§ Exercise goal
Repeat, exactly and in full, the lines of the listing below, but without any pictures.

──────────────────────────────

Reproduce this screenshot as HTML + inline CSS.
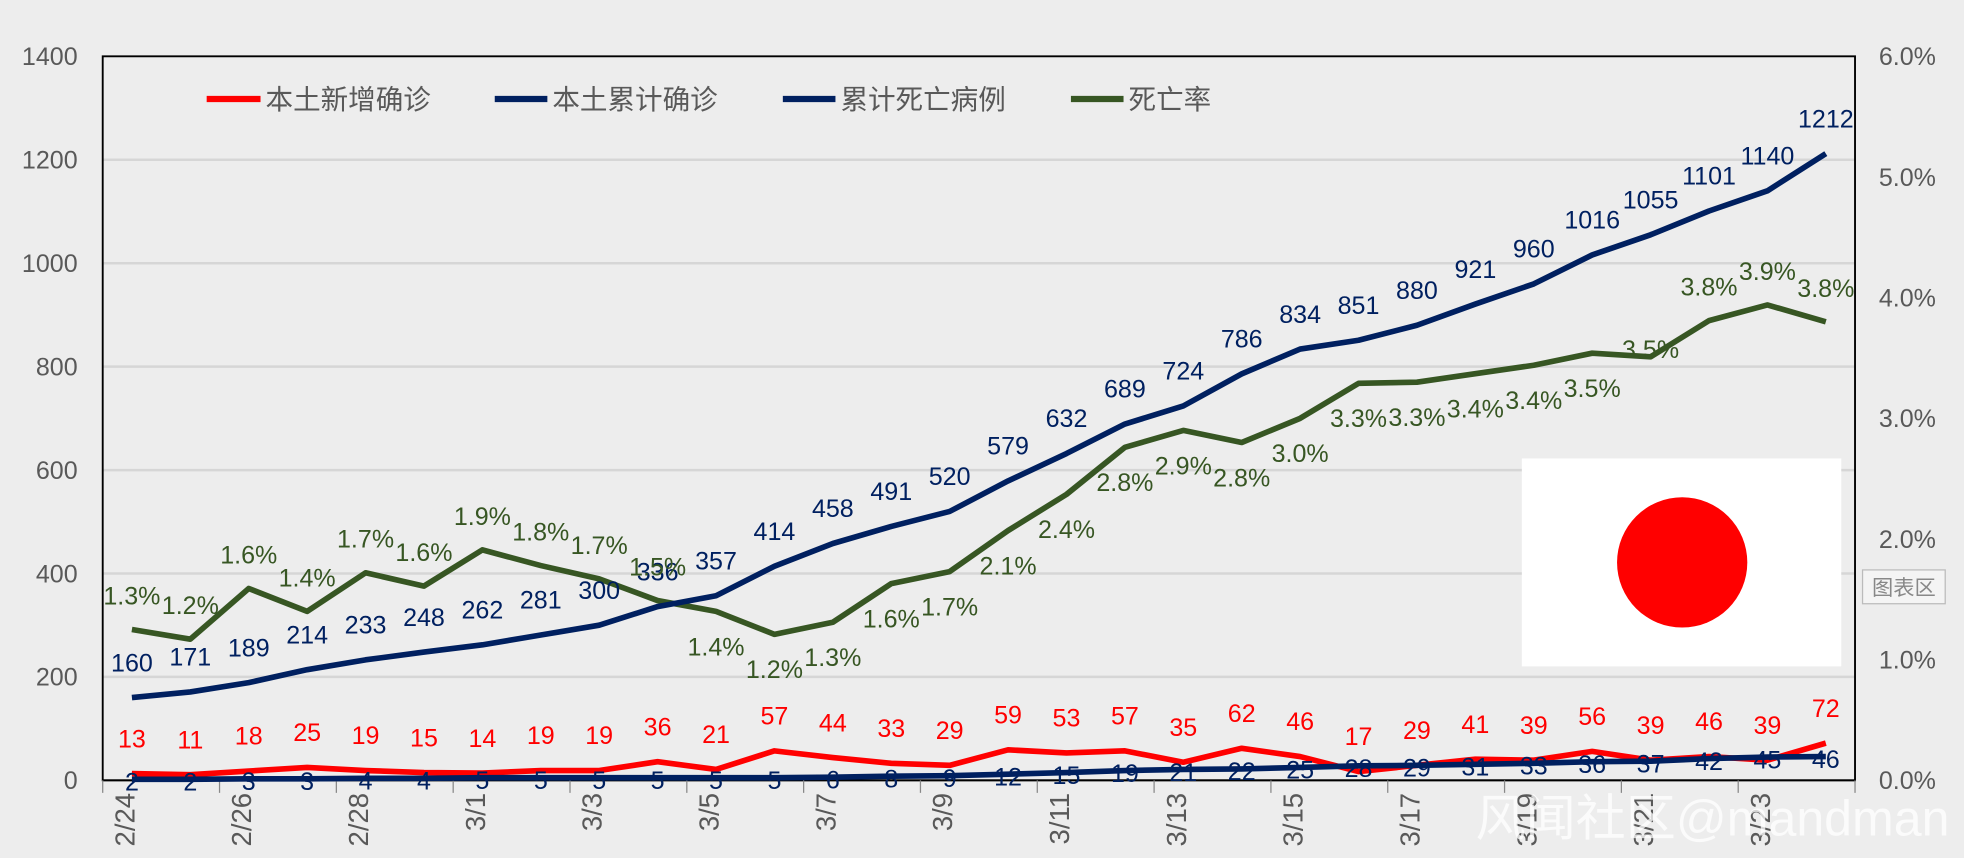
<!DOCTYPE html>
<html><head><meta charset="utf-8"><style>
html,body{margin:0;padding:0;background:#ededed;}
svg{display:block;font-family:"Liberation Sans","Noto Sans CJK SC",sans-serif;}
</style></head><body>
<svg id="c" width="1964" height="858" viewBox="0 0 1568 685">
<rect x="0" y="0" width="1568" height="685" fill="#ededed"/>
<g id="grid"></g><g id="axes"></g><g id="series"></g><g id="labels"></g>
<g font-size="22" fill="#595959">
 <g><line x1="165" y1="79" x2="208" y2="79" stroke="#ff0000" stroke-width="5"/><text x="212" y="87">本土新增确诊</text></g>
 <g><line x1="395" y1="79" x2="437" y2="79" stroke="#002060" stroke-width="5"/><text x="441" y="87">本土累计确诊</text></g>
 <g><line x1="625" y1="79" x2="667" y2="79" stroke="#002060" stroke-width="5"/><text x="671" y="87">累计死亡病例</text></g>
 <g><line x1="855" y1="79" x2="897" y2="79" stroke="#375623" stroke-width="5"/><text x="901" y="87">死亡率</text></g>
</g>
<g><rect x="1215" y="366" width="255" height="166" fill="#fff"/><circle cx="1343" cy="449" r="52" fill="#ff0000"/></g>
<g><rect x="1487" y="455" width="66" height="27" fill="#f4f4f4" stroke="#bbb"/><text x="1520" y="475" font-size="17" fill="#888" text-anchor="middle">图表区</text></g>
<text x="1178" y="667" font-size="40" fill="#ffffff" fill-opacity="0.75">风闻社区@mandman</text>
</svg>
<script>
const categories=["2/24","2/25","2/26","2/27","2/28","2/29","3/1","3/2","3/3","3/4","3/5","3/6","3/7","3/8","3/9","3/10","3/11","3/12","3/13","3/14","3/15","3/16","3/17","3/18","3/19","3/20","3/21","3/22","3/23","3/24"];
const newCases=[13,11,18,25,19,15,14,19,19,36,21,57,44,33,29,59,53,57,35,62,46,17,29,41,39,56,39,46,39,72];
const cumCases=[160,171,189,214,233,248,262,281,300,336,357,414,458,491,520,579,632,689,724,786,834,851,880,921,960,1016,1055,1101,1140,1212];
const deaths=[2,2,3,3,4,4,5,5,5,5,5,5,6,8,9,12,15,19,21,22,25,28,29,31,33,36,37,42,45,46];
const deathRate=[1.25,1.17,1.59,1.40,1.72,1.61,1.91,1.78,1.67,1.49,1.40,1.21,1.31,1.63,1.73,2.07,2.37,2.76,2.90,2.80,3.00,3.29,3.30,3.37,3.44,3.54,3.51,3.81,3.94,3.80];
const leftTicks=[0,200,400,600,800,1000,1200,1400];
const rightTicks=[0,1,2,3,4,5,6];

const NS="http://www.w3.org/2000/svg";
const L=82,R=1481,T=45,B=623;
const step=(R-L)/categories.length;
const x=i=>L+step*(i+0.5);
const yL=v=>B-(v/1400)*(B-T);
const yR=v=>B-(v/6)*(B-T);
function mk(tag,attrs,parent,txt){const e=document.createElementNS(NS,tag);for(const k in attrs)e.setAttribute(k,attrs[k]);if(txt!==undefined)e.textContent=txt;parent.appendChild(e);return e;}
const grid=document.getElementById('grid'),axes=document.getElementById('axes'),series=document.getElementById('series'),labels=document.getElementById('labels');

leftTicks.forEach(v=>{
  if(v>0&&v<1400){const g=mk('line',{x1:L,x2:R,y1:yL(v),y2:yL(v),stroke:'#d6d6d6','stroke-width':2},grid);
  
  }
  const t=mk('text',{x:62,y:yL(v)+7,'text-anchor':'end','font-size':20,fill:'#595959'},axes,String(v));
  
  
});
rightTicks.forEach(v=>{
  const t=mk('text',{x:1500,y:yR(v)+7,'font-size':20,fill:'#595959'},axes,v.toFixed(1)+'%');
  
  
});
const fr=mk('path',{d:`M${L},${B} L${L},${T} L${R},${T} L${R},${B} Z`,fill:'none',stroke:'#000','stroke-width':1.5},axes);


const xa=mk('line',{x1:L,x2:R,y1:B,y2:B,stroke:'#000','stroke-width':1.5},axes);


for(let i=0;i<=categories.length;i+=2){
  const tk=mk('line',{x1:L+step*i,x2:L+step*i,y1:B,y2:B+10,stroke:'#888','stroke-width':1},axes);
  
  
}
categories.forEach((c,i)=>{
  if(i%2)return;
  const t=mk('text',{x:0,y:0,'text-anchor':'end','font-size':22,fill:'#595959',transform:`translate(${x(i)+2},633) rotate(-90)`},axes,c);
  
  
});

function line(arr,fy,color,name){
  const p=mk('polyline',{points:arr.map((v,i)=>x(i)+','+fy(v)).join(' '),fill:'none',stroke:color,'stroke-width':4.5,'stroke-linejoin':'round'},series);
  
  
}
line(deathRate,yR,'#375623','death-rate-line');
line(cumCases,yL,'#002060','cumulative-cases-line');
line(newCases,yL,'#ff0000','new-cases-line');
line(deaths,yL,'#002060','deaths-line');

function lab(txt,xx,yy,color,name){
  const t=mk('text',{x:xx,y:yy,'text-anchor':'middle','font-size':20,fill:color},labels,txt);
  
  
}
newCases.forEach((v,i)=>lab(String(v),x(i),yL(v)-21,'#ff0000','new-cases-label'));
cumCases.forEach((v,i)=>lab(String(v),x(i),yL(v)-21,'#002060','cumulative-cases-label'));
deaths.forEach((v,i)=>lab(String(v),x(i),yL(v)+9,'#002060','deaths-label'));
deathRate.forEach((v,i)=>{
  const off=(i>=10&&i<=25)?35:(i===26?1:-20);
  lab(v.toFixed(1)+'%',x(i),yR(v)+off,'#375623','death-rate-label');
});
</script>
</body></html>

──────────────────────────────

§ Answer to this problem
Reproduce this screenshot as HTML + inline CSS.
<!DOCTYPE html>
<html><head><meta charset="utf-8"><style>
html,body{margin:0;padding:0;background:#ededed;}
svg{display:block;font-family:"Liberation Sans","Noto Sans CJK SC",sans-serif;}
</style></head><body>
<svg id="c" width="1964" height="858" viewBox="0 0 1568 685">
<rect x="0" y="0" width="1568" height="685" fill="#ededed"/>
<g id="grid"></g><g id="axes"></g><g id="series"></g><g id="labels"></g>
<g font-size="22" fill="#595959">
 <g><line x1="165" y1="79" x2="208" y2="79" stroke="#ff0000" stroke-width="5"/><text x="212" y="87">本土新增确诊</text></g>
 <g><line x1="395" y1="79" x2="437" y2="79" stroke="#002060" stroke-width="5"/><text x="441" y="87">本土累计确诊</text></g>
 <g><line x1="625" y1="79" x2="667" y2="79" stroke="#002060" stroke-width="5"/><text x="671" y="87">累计死亡病例</text></g>
 <g><line x1="855" y1="79" x2="897" y2="79" stroke="#375623" stroke-width="5"/><text x="901" y="87">死亡率</text></g>
</g>
<g><rect x="1215" y="366" width="255" height="166" fill="#fff"/><circle cx="1343" cy="449" r="52" fill="#ff0000"/></g>
<g><rect x="1487" y="455" width="66" height="27" fill="#f4f4f4" stroke="#bbb"/><text x="1520" y="475" font-size="17" fill="#888" text-anchor="middle">图表区</text></g>
<text x="1178" y="667" font-size="40" fill="#ffffff" fill-opacity="0.75">风闻社区@mandman</text>
</svg>
<script>
const categories=["2/24","2/25","2/26","2/27","2/28","2/29","3/1","3/2","3/3","3/4","3/5","3/6","3/7","3/8","3/9","3/10","3/11","3/12","3/13","3/14","3/15","3/16","3/17","3/18","3/19","3/20","3/21","3/22","3/23","3/24"];
const newCases=[13,11,18,25,19,15,14,19,19,36,21,57,44,33,29,59,53,57,35,62,46,17,29,41,39,56,39,46,39,72];
const cumCases=[160,171,189,214,233,248,262,281,300,336,357,414,458,491,520,579,632,689,724,786,834,851,880,921,960,1016,1055,1101,1140,1212];
const deaths=[2,2,3,3,4,4,5,5,5,5,5,5,6,8,9,12,15,19,21,22,25,28,29,31,33,36,37,42,45,46];
const deathRate=[1.25,1.17,1.59,1.40,1.72,1.61,1.91,1.78,1.67,1.49,1.40,1.21,1.31,1.63,1.73,2.07,2.37,2.76,2.90,2.80,3.00,3.29,3.30,3.37,3.44,3.54,3.51,3.81,3.94,3.80];
const leftTicks=[0,200,400,600,800,1000,1200,1400];
const rightTicks=[0,1,2,3,4,5,6];

const NS="http://www.w3.org/2000/svg";
const L=82,R=1481,T=45,B=623;
const step=(R-L)/categories.length;
const x=i=>L+step*(i+0.5);
const yL=v=>B-(v/1400)*(B-T);
const yR=v=>B-(v/6)*(B-T);
function mk(tag,attrs,parent,txt){const e=document.createElementNS(NS,tag);for(const k in attrs)e.setAttribute(k,attrs[k]);if(txt!==undefined)e.textContent=txt;parent.appendChild(e);return e;}
const grid=document.getElementById('grid'),axes=document.getElementById('axes'),series=document.getElementById('series'),labels=document.getElementById('labels');

leftTicks.forEach(v=>{
  if(v>0&&v<1400){const g=mk('line',{x1:L,x2:R,y1:yL(v),y2:yL(v),stroke:'#d6d6d6','stroke-width':2},grid);
  
  }
  const t=mk('text',{x:62,y:yL(v)+7,'text-anchor':'end','font-size':20,fill:'#595959'},axes,String(v));
  
  
});
rightTicks.forEach(v=>{
  const t=mk('text',{x:1500,y:yR(v)+7,'font-size':20,fill:'#595959'},axes,v.toFixed(1)+'%');
  
  
});
const fr=mk('path',{d:`M${L},${B} L${L},${T} L${R},${T} L${R},${B} Z`,fill:'none',stroke:'#000','stroke-width':1.5},axes);


const xa=mk('line',{x1:L,x2:R,y1:B,y2:B,stroke:'#000','stroke-width':1.5},axes);


for(let i=0;i<=categories.length;i+=2){
  const tk=mk('line',{x1:L+step*i,x2:L+step*i,y1:B,y2:B+10,stroke:'#888','stroke-width':1},axes);
  
  
}
categories.forEach((c,i)=>{
  if(i%2)return;
  const t=mk('text',{x:0,y:0,'text-anchor':'end','font-size':22,fill:'#595959',transform:`translate(${x(i)+2},633) rotate(-90)`},axes,c);
  
  
});

function line(arr,fy,color,name){
  const p=mk('polyline',{points:arr.map((v,i)=>x(i)+','+fy(v)).join(' '),fill:'none',stroke:color,'stroke-width':4.5,'stroke-linejoin':'round'},series);
  
  
}
line(deathRate,yR,'#375623','death-rate-line');
line(cumCases,yL,'#002060','cumulative-cases-line');
line(newCases,yL,'#ff0000','new-cases-line');
line(deaths,yL,'#002060','deaths-line');

function lab(txt,xx,yy,color,name){
  const t=mk('text',{x:xx,y:yy,'text-anchor':'middle','font-size':20,fill:color},labels,txt);
  
  
}
newCases.forEach((v,i)=>lab(String(v),x(i),yL(v)-21,'#ff0000','new-cases-label'));
cumCases.forEach((v,i)=>lab(String(v),x(i),yL(v)-21,'#002060','cumulative-cases-label'));
deaths.forEach((v,i)=>lab(String(v),x(i),yL(v)+9,'#002060','deaths-label'));
deathRate.forEach((v,i)=>{
  const off=(i>=10&&i<=25)?35:(i===26?1:-20);
  lab(v.toFixed(1)+'%',x(i),yR(v)+off,'#375623','death-rate-label');
});
</script>
</body></html>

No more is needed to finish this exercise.